STORED DATA:
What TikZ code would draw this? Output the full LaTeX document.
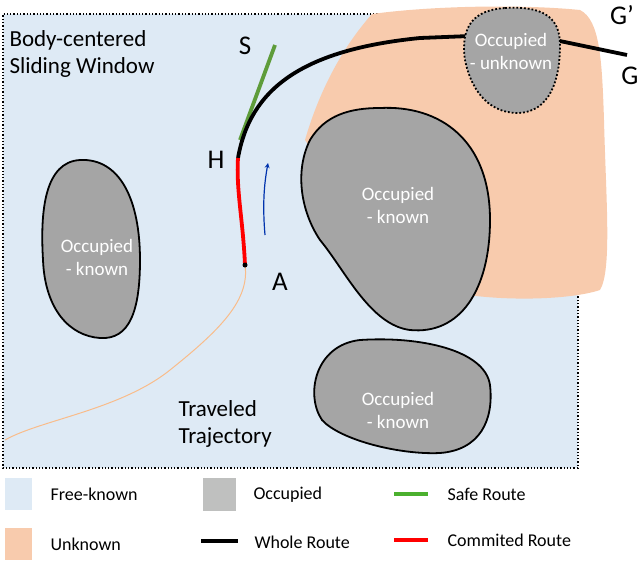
\documentclass[tikz,border=0pt]{standalone}
\usepackage{fontspec}
\setmainfont{Carlito}
\begin{document}
\begin{tikzpicture}[x=1pt,y=-1pt,
  occ/.style={fill=occgray,draw=black,line width=1.8pt},
  occtxt/.style={text=white,align=center,font=\fontsize{19}{23}\selectfont},
  lab/.style={font=\fontsize{23}{27}\selectfont,anchor=west,align=left},
  big/.style={font=\fontsize{27}{29}\selectfont},
  leg/.style={font=\fontsize{18}{20}\selectfont,anchor=west},
  route/.style={line width=3.8pt}]
\definecolor{freeb}{HTML}{DEEAF5}
\definecolor{unk}{HTML}{F8CBAD}
\definecolor{occgray}{HTML}{A5A5A5}
\definecolor{leggray}{HTML}{BFC0BF}
\definecolor{safeg}{HTML}{5E9C3A}
\useasboundingbox (0,0) rectangle (640,587);
\fill[freeb] (3,14) rectangle (578,468);
\draw[line width=1.3pt,dotted] (578,270) -- (578,468) -- (3,468) -- (3,14) -- (440,14);
\fill[unk] (372,14) .. controls (340,50) and (318,95) .. (305,140) -- (380,250) -- (450,292)
  .. controls (500,302) and (570,300) .. (600,290) .. controls (612,270) and (606,200) .. (604,120)
  .. controls (602,60) and (600,20) .. (580,10) .. controls (520,4) and (430,6) .. (372,14) -- cycle;
% occupied blobs
\path[occ] (380,108) .. controls (440,105) and (490,140) .. (490,220) .. controls (490,290) and (460,335) .. (410,330)
  .. controls (370,325) and (345,270) .. (320,240) .. controls (300,210) and (295,170) .. (310,140) .. controls (325,115) and (350,108) .. (380,108) -- cycle;
\node[occtxt] (k1) at (398,205) {Occupied\\- known};
\path[occ] (80,160) .. controls (120,158) and (140,200) .. (140,260) .. controls (140,310) and (130,340) .. (100,338)
  .. controls (70,336) and (45,310) .. (43,260) .. controls (40,210) and (45,162) .. (80,160) -- cycle;
\node[occtxt] (k2) at (97,257) {Occupied\\- known};
\path[occ] (360,340) .. controls (420,336) and (485,350) .. (490,385) .. controls (494,420) and (480,450) .. (440,453)
  .. controls (400,455) and (340,440) .. (322,420) .. controls (305,395) and (315,345) .. (360,340) -- cycle;
\node[occtxt] (k3) at (398,410) {Occupied\\- known};
% traveled trajectory
\coordinate (A0) at (245,265);
\coordinate (T1) at (5,440);
\draw[unk!80!orange,line width=1pt] (A0) .. controls (250,300) and (220,330) .. (170,370) .. controls (120,410) and (40,420) .. (T1);
% routes
\coordinate (H0) at (238,158);
\coordinate (G0) at (627,55);
\coordinate (Sx) at (275,45);
\draw[route,safeg] (240,140) -- (Sx);
\draw[route] (H0) .. controls (250,90) and (300,50) .. (420,38) -- (470,36);
\draw[route] (555,40) -- (G0);
\draw[route,red] (A0) .. controls (243,220) and (236,190) .. (H0);
\fill (A0) circle (2.5pt);
% occupied unknown
\path[fill=occgray,draw=black,line width=1.8pt,dotted] (505,8) .. controls (540,6) and (560,15) .. (560,45)
  .. controls (560,80) and (550,112) .. (518,113) .. controls (485,113) and (470,85) .. (465,60)
  .. controls (460,25) and (475,10) .. (505,8) -- cycle;
\node[occtxt] (ku) at (511,51) {Occupied\\- unknown};
% arrow
\coordinate (ar1) at (265,235);
\coordinate (ar2) at (268,163);
\draw[-stealth,blue!60!black!80!cyan,line width=1.2pt] (ar1) .. controls (262,200) and (265,180) .. (ar2);
% labels
\node[lab] (bw) at (6,54) {Body-centered\\Sliding Window};
\node[lab] (tt) at (175,424) {Traveled\\Trajectory};
\node[big] (S) at (245,46) {S};
\node[big] (H) at (216,160) {H};
\node[big] (A) at (280,282) {A};
\node[big] (Gp) at (622,15) {G’};
\node[big] (G) at (630,76) {G};
% legend
\fill[freeb] (5,478) rectangle (32,510);
\fill[unk] (5,528) rectangle (32,560);
\fill[leggray] (203,478) rectangle (236,511);
\node[leg] (l1) at (47,494) {Free-known};
\node[leg] (l2) at (47,544) {Unknown};
\node[leg] (l3) at (250,495) {Occupied};
\coordinate (w1) at (201,541); \coordinate (w2) at (238,541);
\draw[route] (w1) -- (w2);
\node[leg] (l4) at (251,542) {Whole Route};
\coordinate (s1) at (394,494); \coordinate (s2) at (428,494);
\draw[route,safeg!80!green] (s1) -- (s2);
\node[leg] (l5) at (444,494) {Safe Route};
\coordinate (r1) at (394,540); \coordinate (r2) at (428,540);
\draw[route,red] (r1) -- (r2);
\node[leg] (l6) at (444,540) {Commited Route};
\end{tikzpicture}
\end{document}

WHAT IS EXPECTED:
Quote the material exactly. Pictures stay out.

EXPECTED OUTPUT:
What TikZ code would draw this? Output the full LaTeX document.
\documentclass[tikz,border=0pt]{standalone}
\usepackage{fontspec}
\setmainfont{Carlito}
\begin{document}
\begin{tikzpicture}[x=1pt,y=-1pt,
  occ/.style={fill=occgray,draw=black,line width=1.8pt},
  occtxt/.style={text=white,align=center,font=\fontsize{19}{23}\selectfont},
  lab/.style={font=\fontsize{23}{27}\selectfont,anchor=west,align=left},
  big/.style={font=\fontsize{27}{29}\selectfont},
  leg/.style={font=\fontsize{18}{20}\selectfont,anchor=west},
  route/.style={line width=3.8pt}]
\definecolor{freeb}{HTML}{DEEAF5}
\definecolor{unk}{HTML}{F8CBAD}
\definecolor{occgray}{HTML}{A5A5A5}
\definecolor{leggray}{HTML}{BFC0BF}
\definecolor{safeg}{HTML}{5E9C3A}
\useasboundingbox (0,0) rectangle (640,587);
\fill[freeb] (3,14) rectangle (578,468);
\draw[line width=1.3pt,dotted] (578,270) -- (578,468) -- (3,468) -- (3,14) -- (440,14);
\fill[unk] (372,14) .. controls (340,50) and (318,95) .. (305,140) -- (380,250) -- (450,292)
  .. controls (500,302) and (570,300) .. (600,290) .. controls (612,270) and (606,200) .. (604,120)
  .. controls (602,60) and (600,20) .. (580,10) .. controls (520,4) and (430,6) .. (372,14) -- cycle;
% occupied blobs
\path[occ] (380,108) .. controls (440,105) and (490,140) .. (490,220) .. controls (490,290) and (460,335) .. (410,330)
  .. controls (370,325) and (345,270) .. (320,240) .. controls (300,210) and (295,170) .. (310,140) .. controls (325,115) and (350,108) .. (380,108) -- cycle;
\node[occtxt] (k1) at (398,205) {Occupied\\- known};
\path[occ] (80,160) .. controls (120,158) and (140,200) .. (140,260) .. controls (140,310) and (130,340) .. (100,338)
  .. controls (70,336) and (45,310) .. (43,260) .. controls (40,210) and (45,162) .. (80,160) -- cycle;
\node[occtxt] (k2) at (97,257) {Occupied\\- known};
\path[occ] (360,340) .. controls (420,336) and (485,350) .. (490,385) .. controls (494,420) and (480,450) .. (440,453)
  .. controls (400,455) and (340,440) .. (322,420) .. controls (305,395) and (315,345) .. (360,340) -- cycle;
\node[occtxt] (k3) at (398,410) {Occupied\\- known};
% traveled trajectory
\coordinate (A0) at (245,265);
\coordinate (T1) at (5,440);
\draw[unk!80!orange,line width=1pt] (A0) .. controls (250,300) and (220,330) .. (170,370) .. controls (120,410) and (40,420) .. (T1);
% routes
\coordinate (H0) at (238,158);
\coordinate (G0) at (627,55);
\coordinate (Sx) at (275,45);
\draw[route,safeg] (240,140) -- (Sx);
\draw[route] (H0) .. controls (250,90) and (300,50) .. (420,38) -- (470,36);
\draw[route] (555,40) -- (G0);
\draw[route,red] (A0) .. controls (243,220) and (236,190) .. (H0);
\fill (A0) circle (2.5pt);
% occupied unknown
\path[fill=occgray,draw=black,line width=1.8pt,dotted] (505,8) .. controls (540,6) and (560,15) .. (560,45)
  .. controls (560,80) and (550,112) .. (518,113) .. controls (485,113) and (470,85) .. (465,60)
  .. controls (460,25) and (475,10) .. (505,8) -- cycle;
\node[occtxt] (ku) at (511,51) {Occupied\\- unknown};
% arrow
\coordinate (ar1) at (265,235);
\coordinate (ar2) at (268,163);
\draw[-stealth,blue!60!black!80!cyan,line width=1.2pt] (ar1) .. controls (262,200) and (265,180) .. (ar2);
% labels
\node[lab] (bw) at (6,54) {Body-centered\\Sliding Window};
\node[lab] (tt) at (175,424) {Traveled\\Trajectory};
\node[big] (S) at (245,46) {S};
\node[big] (H) at (216,160) {H};
\node[big] (A) at (280,282) {A};
\node[big] (Gp) at (622,15) {G’};
\node[big] (G) at (630,76) {G};
% legend
\fill[freeb] (5,478) rectangle (32,510);
\fill[unk] (5,528) rectangle (32,560);
\fill[leggray] (203,478) rectangle (236,511);
\node[leg] (l1) at (47,494) {Free-known};
\node[leg] (l2) at (47,544) {Unknown};
\node[leg] (l3) at (250,495) {Occupied};
\coordinate (w1) at (201,541); \coordinate (w2) at (238,541);
\draw[route] (w1) -- (w2);
\node[leg] (l4) at (251,542) {Whole Route};
\coordinate (s1) at (394,494); \coordinate (s2) at (428,494);
\draw[route,safeg!80!green] (s1) -- (s2);
\node[leg] (l5) at (444,494) {Safe Route};
\coordinate (r1) at (394,540); \coordinate (r2) at (428,540);
\draw[route,red] (r1) -- (r2);
\node[leg] (l6) at (444,540) {Commited Route};
\end{tikzpicture}
\end{document}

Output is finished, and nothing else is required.